CAVEAT: I have zero experience writing screenplays–and unlike with the book, I don’t have Keith and Ioa around to edit my blog posts–so I’m just going to give you the basics on how it works. Feel free to mock my example. In your head. 😉
Using Script Mode
For a new project, I’d suggest choosing a screenplay template, which has things set up for you, including the compile settings. It also has a Screenplay Format document at the top of the Binder that explains how to use it.
If you’re working in an existing file, to enter Script mode, go to Format→Scriptwriting→Script Mode-Screenplay (the Scriptwriting menu also has options for comic books, interviews, stage plays, and radio dramas). The Binder icon changes to a yellow, hole-punched document (at least if you have vision like a hawk), and the footer bar displays script elements and a menu. (NOTE: You may not be able see the yellow icon tint if you have binder icons tinted to match the Label setting.)
For existing documents that were created in regular writing mode, Script mode must be applied separately to each document. A little annoying maybe (though there’s an easy keyboard shortcut: Command+8 on the Mac and Ctrl+4 in Windows), but it means you can mix in regular documents with scripts in your Manuscript (or Screenplay) folder.
If you’re viewing a script document and you add a new document, it will be a script document also. To switch out of Script mode to add a regular text document, use the same menu command or keyboard shortcut mentioned above.
Applying Script Elements
There are several ways to apply script elements. You can use the footer menu, or the Tab and Enter keys, or a combination of both.
Using the Footer Menu
When you’re in one of the Script modes, the footer bar in the Editor changes. The bottom right pop-up menu lets you choose the element to apply. The following are available when you’re using the Screenplay script format: Scene Heading, Action, Character, Parenthetical, Dialogue, Transition, Shot, General Text, or General Text (Centered).

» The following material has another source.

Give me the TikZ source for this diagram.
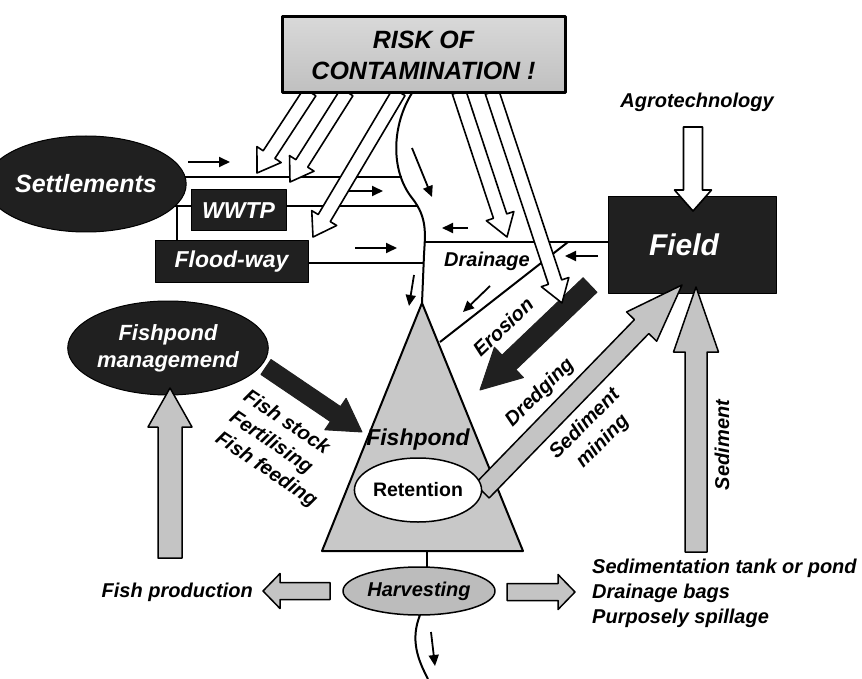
\documentclass[tikz,border=0pt]{standalone}
\usepackage{fontspec}
\setmainfont{Liberation Sans}
\usetikzlibrary{calc,arrows.meta,shapes.geometric}
\definecolor{dark}{HTML}{202020}
\definecolor{pond}{HTML}{C8C8C8}
\definecolor{harv}{HTML}{BCBCBC}
\definecolor{garrow}{HTML}{C4C4C4}
% block arrow: #1 style, #2 from, #3 to, #4 half shaft, #5 half head, #6 head length
\newcommand\blockarr[6]{%
  \path let \p1=($(#3)-(#2)$) in \pgfextra{%
    \pgfmathsetmacro\bkang{atan2(\y1,\x1)}%
    \pgfmathsetmacro\bklen{veclen(\x1,\y1)}%
    \xdef\bkang{\bkang}\xdef\bklen{\bklen}};
  \begin{scope}[shift={(#2)},rotate=\bkang]
    \draw[#1] (0,-#4) -- ({\bklen-#6},-#4) -- ({\bklen-#6},-#5) -- (\bklen,0)
      -- ({\bklen-#6},#5) -- ({\bklen-#6},#4) -- (0,#4) -- cycle;
  \end{scope}}
\begin{document}
\begin{tikzpicture}[x=1pt,y=-1pt,line join=round,
  chan/.style={line width=2pt},
  flow/.style={line width=1.8pt,-{Triangle[length=11pt,width=10pt]}},
  whitearr/.style={fill=white,draw=black,line width=1.6pt},
  blackarr/.style={fill=dark,draw=dark,line width=1pt},
  grayarr/.style={fill=garrow,draw=black,line width=1.5pt},
  darkbox/.style={rectangle,fill=dark,draw=black,line width=1pt,text=white,inner sep=0pt},
  darkell/.style={ellipse,fill=dark,draw=black,line width=1pt,text=white,inner sep=0pt,align=center},
  lbl/.style={font=\fontsize{20}{25}\selectfont\bfseries\itshape,inner sep=0pt},
]
\useasboundingbox (0,0) rectangle (862,679);

% ---- channels
\draw[chan] (160,177) -- (402,177);
\draw[chan] (157,206) -- (418,206);
\draw[chan] (177,206) -- (177,241);
\draw[chan] (308,263) -- (424,263);
\draw[chan] (425,242) -- (608,242);
\draw[chan] (568,242) -- (440,342);
% river
\draw[chan] (412,93) .. controls (392,125) and (390,170) .. (412,198)
  .. controls (428,218) and (425,235) .. (424,255) -- (422,303);

% ---- small flow arrows
\draw[flow] (188,162) -- (230,162);
\draw[flow] (347,191) -- (383,191);
\draw[flow] (355,248) -- (397,248);
\draw[flow] (468,228) -- (442,228);
\draw[flow] (598,256) -- (565,256);
\draw[flow] (490,286) -- (463,312);
\draw[flow] (412,148) -- (432,197);
\draw[flow] (414,275) -- (409,306);

% ---- nodes
\node[darkell,minimum width=160pt,minimum height=96pt,font=\fontsize{25}{30}\selectfont\bfseries\itshape] (settle) at (86,184) {Settlements};
\node[darkbox,minimum width=95pt,minimum height=41pt,font=\fontsize{23}{28}\selectfont\bfseries\itshape] (wwtp) at (238.5,210.5) {WWTP};
\node[darkbox,minimum width=153pt,minimum height=41pt,font=\fontsize{23}{28}\selectfont\bfseries\itshape] (flood) at (231.5,261.5) {Flood-way};
\node[darkbox,minimum width=168pt,minimum height=96pt,font=\fontsize{30}{36}\selectfont\bfseries\itshape] (field) at (692,245) {Field\hspace*{16pt}};
\node[darkell,minimum width=200pt,minimum height=94pt,font=\fontsize{22}{27}\selectfont\bfseries\itshape] (mgmt) at (168,348) {Fishpond\\managemend};

% fishpond triangle
\coordinate (apex) at (422,303);
\coordinate (bl) at (322,551);
\coordinate (br) at (523,551);
\draw[chan,fill=pond] (apex) -- (br) -- (bl) -- cycle;
\node[font=\fontsize{23}{28}\selectfont\bfseries\itshape,inner sep=0pt] (pond) at (418,440) {Fishpond};

% dredging arrow (starts at retention)
\coordinate (dr0) at (482,491);
\coordinate (dr1) at (682,285);
\blockarr{grayarr}{dr0}{dr1}{10}{21}{58}
\node[draw=black,line width=1.5pt,fill=white,ellipse,minimum width=110pt,minimum height=64pt,inner sep=0pt,font=\fontsize{19.5}{24}\selectfont\bfseries] (ret) at (418,490) {Retention};

% harvesting
\draw[chan] (427,551) -- (427,567);
\draw[chan] (420,615) .. controls (410,640) and (418,660) .. (428,679);
\draw[flow] (431,632) -- (435,666);
\node[draw=black,line width=1.5pt,fill=harv,ellipse,minimum width=152pt,minimum height=48pt,inner sep=0pt,font=\fontsize{20}{24}\selectfont\bfseries\itshape] (harv) at (419,591) {Harvesting};

% black arrows
\coordinate (mb0) at (266,367);
\coordinate (mb1) at (362,432);
\blockarr{blackarr}{mb0}{mb1}{9}{19}{32}
\coordinate (er0) at (590,285);
\coordinate (er1) at (480,390);
\blockarr{blackarr}{er0}{er1}{10}{21}{40}

% contamination arrows
\coordinate (cA0) at (310,92); \coordinate (cA1) at (257,173);
\coordinate (cB0) at (347,92); \coordinate (cB1) at (290,182);
\coordinate (cC0) at (399,92); \coordinate (cC1) at (313,237);
\coordinate (cD0) at (459,92); \coordinate (cD1) at (507,237);
\coordinate (cE0) at (492,92); \coordinate (cE1) at (562,303);
\blockarr{whitearr}{cA0}{cA1}{7}{14.5}{22}
\blockarr{whitearr}{cB0}{cB1}{7}{14.5}{22}
\blockarr{whitearr}{cC0}{cC1}{7}{14.5}{22}
\blockarr{whitearr}{cD0}{cD1}{7}{14.5}{22}
\blockarr{whitearr}{cE0}{cE1}{7}{14.5}{22}

% risk box
\node[rectangle,draw=black,line width=3pt,top color=gray!30,middle color=white,bottom color=gray!50,
  minimum width=283pt,minimum height=76pt,inner sep=0pt,align=center,
  font=\fontsize{25}{31}\selectfont\bfseries\itshape] (risk) at (423.5,55) {RISK OF\\CONTAMINATION !};

% agrotechnology
\node[lbl] (agro) at (697,102) {Agrotechnology};
\coordinate (ag0) at (693,127);
\coordinate (ag1) at (693,211);
\blockarr{whitearr}{ag0}{ag1}{9.5}{18.5}{21}

% gray arrows
\coordinate (sd0) at (696,552); \coordinate (sd1) at (696,287);
\blockarr{grayarr}{sd0}{sd1}{11}{22.5}{65}
\coordinate (mg0) at (170,558); \coordinate (mg1) at (170,388);
\blockarr{grayarr}{mg0}{mg1}{12}{22}{39}
\coordinate (fp0) at (330,591); \coordinate (fp1) at (263,591);
\blockarr{grayarr}{fp0}{fp1}{8.5}{17.5}{17}
\coordinate (st0) at (507,592); \coordinate (st1) at (575,592);
\blockarr{grayarr}{st0}{st1}{8.5}{17.5}{17}

% labels
\node[lbl] (drain) at (487,261) {Drainage};
\node[lbl,rotate=43.6] (eros) at (503,327) {Erosion};
\node[lbl,rotate=45] (dredg) at (540,393) {Dredging};
\node[lbl,rotate=45,align=center] (smin) at (594,433) {Sediment\\mining};
\node[lbl,rotate=90] (sedi) at (722,445) {Sediment};
\node[lbl,rotate=-34,anchor=west,align=left] (fstock) at (231,416) {Fish stock\\Fertilising\\Fish feeding};
\node[lbl,anchor=east] (fprod) at (253,592) {Fish production};
\node[lbl,anchor=west,align=left] (stank) at (592,593) {Sedimentation tank or pond\\Drainage bags\\Purposely spillage};
\end{tikzpicture}
\end{document}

Notice that each element has a letter next to it. When you call up the elements menu, either by clicking it or using Shift+Command+Y (Ctrl+ \ in Windows), you can then press the associated letter on the keyboard to select the desired element.
So if you wanted to switch to Dialogue, you would call up the menu, then press D to switch to dialogue mode.
Using the Function Key (Mac Only)
Once you have the element letters memorized (or you might want to print or write out a list), you can press the Function key and the letter at the same time to change to that script element, without having to call up the menu first.
Using the Tab and Enter Keys
The center of the footer shows which element will be created when you press either the Tab key or the Enter (Return) key. Generally, pressing Enter changes the next paragraph to the element that makes the most sense based on the line you’re currently writing.
If you’re in an Action segment and you press Enter, it creates another Action line. If you’re in a Parenthetical element and press Enter, it creates a Dialogue element.
You can import scripts (File→Import→Files) from Final Draft 8+ as an FCF file. For earlier versions of Final Draft, or for other scriptwriting programs, you can import the script as an RTF.
For anything but an FCF file, after importing, go to Format→Scriptwriting→Screenplay to format it properly. Then go to Format→Scriptwriting→Recapitalize Script to capitalize the scene heading and character elements automatically.
Customizing Scriptwriting Options
To change options, go to Format→Scriptwriting→Script Settings. From here you can create your own elements, edit or remove existing ones, and reorder them.
These settings are only saved to your current project unless you choose Manage→Save For Use With Other Projects.
Exporting a Script
You export through Compile just like with any Scrivener project, but Scrivener offers screenplay formats. If you created a project from a Scriptwriting template, the default compile settings are optimized for scripts.
More Help on Script Mode
For more on Script mode, a great place to start is the Scriptwriting chapter of the Scrivener Help manual.
Scrivener users with some experience might check out comic writer Antony Johnston’s incredibly detailed discussion of his writing process in Scrivener. You might also see what you can find on the L&L forums. And if you’re involved with ScriptFrenzy, I believe they have a Scrivener forum.
Now go open a new project and play until you get comfortable with it. That’s the best way to learn.